Die Furche: Ihr Sender "Echo Moskwy" hatte 2006 beachtliche 600.000 Hörer.
Albaz: Die Leute haben die Propaganda satt. In jedem Ministerium, im Kreml und in der Regierung läuft Echo Moskwy, weil man nach Information lechzt. Neulich fragte ich meine Hörer, ob sie der Staatsmacht oder Instituten der Zivilgesellschaft mehr trauen, 95,6 Prozent waren für letztere, obwohl in allen Kanälen über den wunderbaren Präsidenten erzählt wird. Putins Rating liegt bei 70 Prozent, aber gefragt, ob man ihm glaubt, stimmen vier Prozent zu.
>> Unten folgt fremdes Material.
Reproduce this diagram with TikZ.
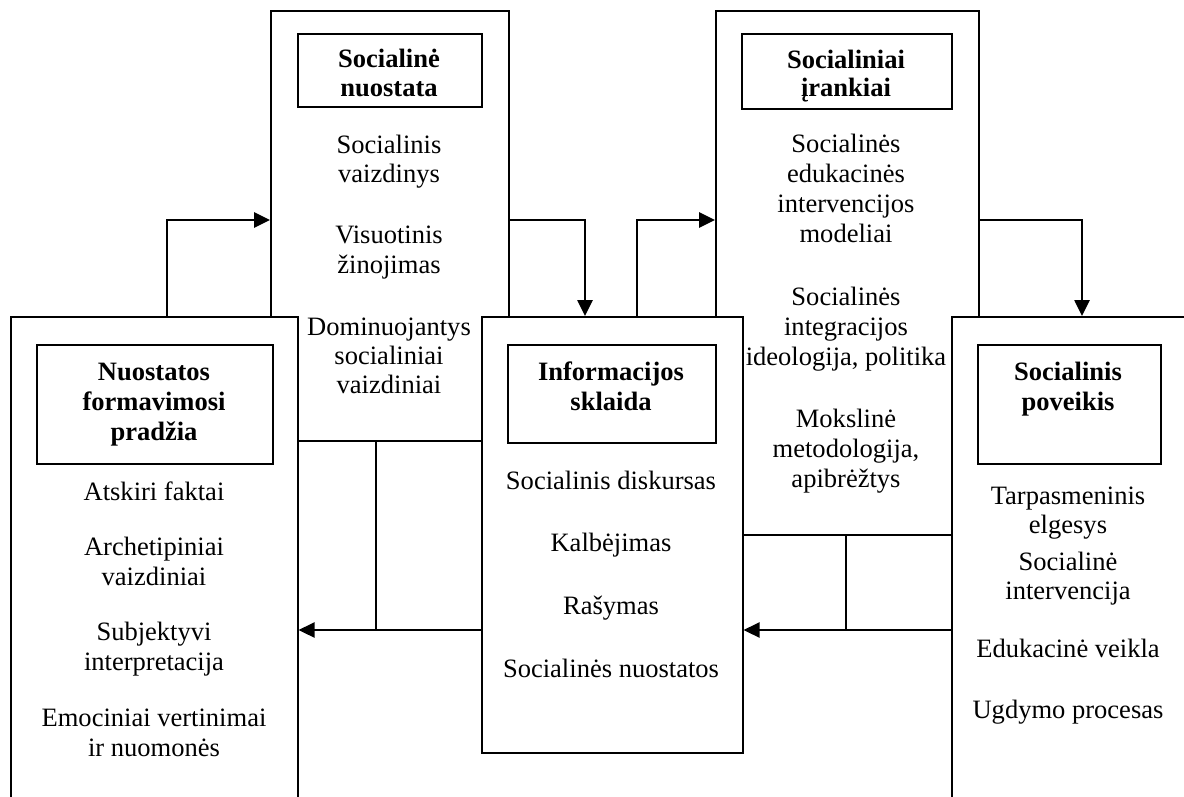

Die Furche: Stabilität sehen Sie also keine?
Albaz: Nein, weil wir in ein Wahljahr treten. Putin ist ein Schützling von Bürokratie, Nomenklatur und Großbusiness. Die wissen, geht er, kommt die Frage zur Legitimität ihres Kapitals.
Die Furche: Würde mehr Druck vom Westen der russischen Demokratie helfen?
Albaz: Nein. Deren Schicksal hängt von den Bürgern selbst ab. Ich als Demokratin zähle auf keine Hilfe. Heute, da die Ölpreise jenseitig sind, da Europa zu 44 Prozent von unserem Gas abhängig ist, ist es nutzlos, auf Druck aus dem Ausland zu bauen. In den ersten Jahren, als Putin diese Abkömmlinge des KGB an die Macht brachte, hätte man etwas tun können. Jetzt ist es zu spät.
Das Gespräch führte Eduard Steiner in Moskau.